### Stored data:

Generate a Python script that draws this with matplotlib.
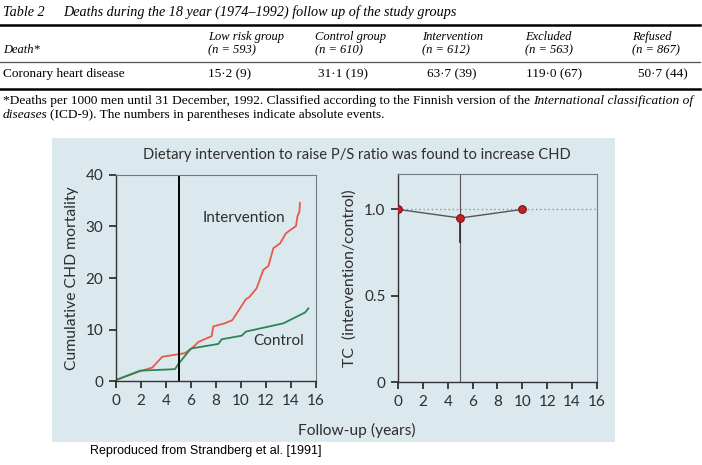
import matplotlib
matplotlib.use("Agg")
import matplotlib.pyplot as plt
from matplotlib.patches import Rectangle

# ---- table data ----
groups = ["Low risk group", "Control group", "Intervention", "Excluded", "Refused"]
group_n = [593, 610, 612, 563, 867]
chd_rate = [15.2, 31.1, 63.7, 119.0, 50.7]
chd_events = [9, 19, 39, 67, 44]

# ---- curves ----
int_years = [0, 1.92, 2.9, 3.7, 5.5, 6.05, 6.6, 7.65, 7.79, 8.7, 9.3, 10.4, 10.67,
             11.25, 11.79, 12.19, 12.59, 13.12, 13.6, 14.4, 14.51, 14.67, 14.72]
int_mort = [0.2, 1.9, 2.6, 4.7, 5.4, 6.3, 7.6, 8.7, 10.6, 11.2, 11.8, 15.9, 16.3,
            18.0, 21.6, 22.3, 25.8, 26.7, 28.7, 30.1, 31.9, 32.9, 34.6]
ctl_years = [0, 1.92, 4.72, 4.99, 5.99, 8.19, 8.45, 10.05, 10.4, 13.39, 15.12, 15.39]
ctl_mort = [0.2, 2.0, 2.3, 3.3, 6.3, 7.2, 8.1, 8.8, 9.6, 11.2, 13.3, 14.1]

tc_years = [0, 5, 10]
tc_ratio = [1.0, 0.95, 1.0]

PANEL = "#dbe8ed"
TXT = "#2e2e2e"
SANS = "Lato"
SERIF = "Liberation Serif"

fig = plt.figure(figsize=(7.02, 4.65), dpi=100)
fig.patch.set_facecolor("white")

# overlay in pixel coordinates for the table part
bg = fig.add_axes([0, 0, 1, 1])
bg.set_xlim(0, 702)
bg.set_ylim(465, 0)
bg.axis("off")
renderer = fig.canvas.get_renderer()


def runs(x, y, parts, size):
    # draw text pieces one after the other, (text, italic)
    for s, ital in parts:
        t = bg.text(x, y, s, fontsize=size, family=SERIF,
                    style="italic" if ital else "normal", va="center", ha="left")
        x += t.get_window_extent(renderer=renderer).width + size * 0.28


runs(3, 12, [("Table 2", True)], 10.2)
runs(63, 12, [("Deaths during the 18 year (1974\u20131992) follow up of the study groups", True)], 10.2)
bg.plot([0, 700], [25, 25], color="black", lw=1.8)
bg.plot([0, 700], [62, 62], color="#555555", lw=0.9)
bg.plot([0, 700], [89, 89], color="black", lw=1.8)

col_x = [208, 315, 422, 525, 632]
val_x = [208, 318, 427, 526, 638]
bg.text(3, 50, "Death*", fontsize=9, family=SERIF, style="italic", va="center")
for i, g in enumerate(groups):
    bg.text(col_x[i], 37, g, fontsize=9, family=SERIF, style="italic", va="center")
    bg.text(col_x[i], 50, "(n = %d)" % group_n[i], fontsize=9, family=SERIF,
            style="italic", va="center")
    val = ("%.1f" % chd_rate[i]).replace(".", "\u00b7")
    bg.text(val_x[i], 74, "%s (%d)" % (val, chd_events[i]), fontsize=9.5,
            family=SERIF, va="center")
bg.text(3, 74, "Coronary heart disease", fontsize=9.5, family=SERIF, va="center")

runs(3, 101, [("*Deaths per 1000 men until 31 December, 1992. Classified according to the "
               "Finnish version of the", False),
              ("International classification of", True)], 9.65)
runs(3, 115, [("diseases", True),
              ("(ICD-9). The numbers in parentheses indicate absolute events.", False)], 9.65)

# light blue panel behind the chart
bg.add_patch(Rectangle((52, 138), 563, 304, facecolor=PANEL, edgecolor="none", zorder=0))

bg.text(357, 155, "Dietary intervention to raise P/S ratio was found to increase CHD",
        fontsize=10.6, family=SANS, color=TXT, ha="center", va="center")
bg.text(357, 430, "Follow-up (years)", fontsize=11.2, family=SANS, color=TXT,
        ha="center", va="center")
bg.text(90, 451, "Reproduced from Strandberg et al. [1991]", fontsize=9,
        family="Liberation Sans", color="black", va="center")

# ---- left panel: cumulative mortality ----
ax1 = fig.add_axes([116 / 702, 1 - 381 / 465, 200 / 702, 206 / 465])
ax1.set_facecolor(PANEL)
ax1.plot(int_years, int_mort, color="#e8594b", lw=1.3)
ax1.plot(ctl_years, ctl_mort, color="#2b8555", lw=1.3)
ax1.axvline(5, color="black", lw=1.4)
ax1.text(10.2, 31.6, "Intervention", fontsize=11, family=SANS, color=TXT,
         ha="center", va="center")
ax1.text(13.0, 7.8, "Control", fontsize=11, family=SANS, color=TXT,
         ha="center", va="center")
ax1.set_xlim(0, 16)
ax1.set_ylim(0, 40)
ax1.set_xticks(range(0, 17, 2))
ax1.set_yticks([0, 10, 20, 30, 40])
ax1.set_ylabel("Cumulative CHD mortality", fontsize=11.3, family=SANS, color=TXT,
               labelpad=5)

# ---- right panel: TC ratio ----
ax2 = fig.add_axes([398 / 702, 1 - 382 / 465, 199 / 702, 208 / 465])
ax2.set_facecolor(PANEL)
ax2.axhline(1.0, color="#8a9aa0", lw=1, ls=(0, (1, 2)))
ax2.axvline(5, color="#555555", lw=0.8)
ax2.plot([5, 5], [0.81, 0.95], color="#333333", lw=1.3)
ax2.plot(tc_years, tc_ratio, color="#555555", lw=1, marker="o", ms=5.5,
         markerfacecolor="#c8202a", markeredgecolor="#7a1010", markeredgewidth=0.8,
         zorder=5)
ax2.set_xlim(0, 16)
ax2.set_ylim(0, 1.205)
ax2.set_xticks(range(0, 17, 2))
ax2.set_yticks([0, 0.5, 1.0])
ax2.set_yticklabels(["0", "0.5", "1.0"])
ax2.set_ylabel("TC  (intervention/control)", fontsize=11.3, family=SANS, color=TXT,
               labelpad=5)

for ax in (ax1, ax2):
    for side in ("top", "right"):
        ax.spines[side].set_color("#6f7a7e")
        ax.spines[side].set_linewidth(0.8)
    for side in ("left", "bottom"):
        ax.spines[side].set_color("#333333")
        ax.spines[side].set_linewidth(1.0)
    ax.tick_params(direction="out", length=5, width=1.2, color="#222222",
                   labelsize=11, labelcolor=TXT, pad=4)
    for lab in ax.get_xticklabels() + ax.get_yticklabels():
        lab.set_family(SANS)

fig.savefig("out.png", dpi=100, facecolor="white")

### What the task requires:
Set the data above down again exactly as given, with no pictures.

### Worked solution:
Generate a Python script that draws this with matplotlib.
import matplotlib
matplotlib.use("Agg")
import matplotlib.pyplot as plt
from matplotlib.patches import Rectangle

# ---- table data ----
groups = ["Low risk group", "Control group", "Intervention", "Excluded", "Refused"]
group_n = [593, 610, 612, 563, 867]
chd_rate = [15.2, 31.1, 63.7, 119.0, 50.7]
chd_events = [9, 19, 39, 67, 44]

# ---- curves ----
int_years = [0, 1.92, 2.9, 3.7, 5.5, 6.05, 6.6, 7.65, 7.79, 8.7, 9.3, 10.4, 10.67,
             11.25, 11.79, 12.19, 12.59, 13.12, 13.6, 14.4, 14.51, 14.67, 14.72]
int_mort = [0.2, 1.9, 2.6, 4.7, 5.4, 6.3, 7.6, 8.7, 10.6, 11.2, 11.8, 15.9, 16.3,
            18.0, 21.6, 22.3, 25.8, 26.7, 28.7, 30.1, 31.9, 32.9, 34.6]
ctl_years = [0, 1.92, 4.72, 4.99, 5.99, 8.19, 8.45, 10.05, 10.4, 13.39, 15.12, 15.39]
ctl_mort = [0.2, 2.0, 2.3, 3.3, 6.3, 7.2, 8.1, 8.8, 9.6, 11.2, 13.3, 14.1]

tc_years = [0, 5, 10]
tc_ratio = [1.0, 0.95, 1.0]

PANEL = "#dbe8ed"
TXT = "#2e2e2e"
SANS = "Lato"
SERIF = "Liberation Serif"

fig = plt.figure(figsize=(7.02, 4.65), dpi=100)
fig.patch.set_facecolor("white")

# overlay in pixel coordinates for the table part
bg = fig.add_axes([0, 0, 1, 1])
bg.set_xlim(0, 702)
bg.set_ylim(465, 0)
bg.axis("off")
renderer = fig.canvas.get_renderer()


def runs(x, y, parts, size):
    # draw text pieces one after the other, (text, italic)
    for s, ital in parts:
        t = bg.text(x, y, s, fontsize=size, family=SERIF,
                    style="italic" if ital else "normal", va="center", ha="left")
        x += t.get_window_extent(renderer=renderer).width + size * 0.28


runs(3, 12, [("Table 2", True)], 10.2)
runs(63, 12, [("Deaths during the 18 year (1974\u20131992) follow up of the study groups", True)], 10.2)
bg.plot([0, 700], [25, 25], color="black", lw=1.8)
bg.plot([0, 700], [62, 62], color="#555555", lw=0.9)
bg.plot([0, 700], [89, 89], color="black", lw=1.8)

col_x = [208, 315, 422, 525, 632]
val_x = [208, 318, 427, 526, 638]
bg.text(3, 50, "Death*", fontsize=9, family=SERIF, style="italic", va="center")
for i, g in enumerate(groups):
    bg.text(col_x[i], 37, g, fontsize=9, family=SERIF, style="italic", va="center")
    bg.text(col_x[i], 50, "(n = %d)" % group_n[i], fontsize=9, family=SERIF,
            style="italic", va="center")
    val = ("%.1f" % chd_rate[i]).replace(".", "\u00b7")
    bg.text(val_x[i], 74, "%s (%d)" % (val, chd_events[i]), fontsize=9.5,
            family=SERIF, va="center")
bg.text(3, 74, "Coronary heart disease", fontsize=9.5, family=SERIF, va="center")

runs(3, 101, [("*Deaths per 1000 men until 31 December, 1992. Classified according to the "
               "Finnish version of the", False),
              ("International classification of", True)], 9.65)
runs(3, 115, [("diseases", True),
              ("(ICD-9). The numbers in parentheses indicate absolute events.", False)], 9.65)

# light blue panel behind the chart
bg.add_patch(Rectangle((52, 138), 563, 304, facecolor=PANEL, edgecolor="none", zorder=0))

bg.text(357, 155, "Dietary intervention to raise P/S ratio was found to increase CHD",
        fontsize=10.6, family=SANS, color=TXT, ha="center", va="center")
bg.text(357, 430, "Follow-up (years)", fontsize=11.2, family=SANS, color=TXT,
        ha="center", va="center")
bg.text(90, 451, "Reproduced from Strandberg et al. [1991]", fontsize=9,
        family="Liberation Sans", color="black", va="center")

# ---- left panel: cumulative mortality ----
ax1 = fig.add_axes([116 / 702, 1 - 381 / 465, 200 / 702, 206 / 465])
ax1.set_facecolor(PANEL)
ax1.plot(int_years, int_mort, color="#e8594b", lw=1.3)
ax1.plot(ctl_years, ctl_mort, color="#2b8555", lw=1.3)
ax1.axvline(5, color="black", lw=1.4)
ax1.text(10.2, 31.6, "Intervention", fontsize=11, family=SANS, color=TXT,
         ha="center", va="center")
ax1.text(13.0, 7.8, "Control", fontsize=11, family=SANS, color=TXT,
         ha="center", va="center")
ax1.set_xlim(0, 16)
ax1.set_ylim(0, 40)
ax1.set_xticks(range(0, 17, 2))
ax1.set_yticks([0, 10, 20, 30, 40])
ax1.set_ylabel("Cumulative CHD mortality", fontsize=11.3, family=SANS, color=TXT,
               labelpad=5)

# ---- right panel: TC ratio ----
ax2 = fig.add_axes([398 / 702, 1 - 382 / 465, 199 / 702, 208 / 465])
ax2.set_facecolor(PANEL)
ax2.axhline(1.0, color="#8a9aa0", lw=1, ls=(0, (1, 2)))
ax2.axvline(5, color="#555555", lw=0.8)
ax2.plot([5, 5], [0.81, 0.95], color="#333333", lw=1.3)
ax2.plot(tc_years, tc_ratio, color="#555555", lw=1, marker="o", ms=5.5,
         markerfacecolor="#c8202a", markeredgecolor="#7a1010", markeredgewidth=0.8,
         zorder=5)
ax2.set_xlim(0, 16)
ax2.set_ylim(0, 1.205)
ax2.set_xticks(range(0, 17, 2))
ax2.set_yticks([0, 0.5, 1.0])
ax2.set_yticklabels(["0", "0.5", "1.0"])
ax2.set_ylabel("TC  (intervention/control)", fontsize=11.3, family=SANS, color=TXT,
               labelpad=5)

for ax in (ax1, ax2):
    for side in ("top", "right"):
        ax.spines[side].set_color("#6f7a7e")
        ax.spines[side].set_linewidth(0.8)
    for side in ("left", "bottom"):
        ax.spines[side].set_color("#333333")
        ax.spines[side].set_linewidth(1.0)
    ax.tick_params(direction="out", length=5, width=1.2, color="#222222",
                   labelsize=11, labelcolor=TXT, pad=4)
    for lab in ax.get_xticklabels() + ax.get_yticklabels():
        lab.set_family(SANS)

fig.savefig("out.png", dpi=100, facecolor="white")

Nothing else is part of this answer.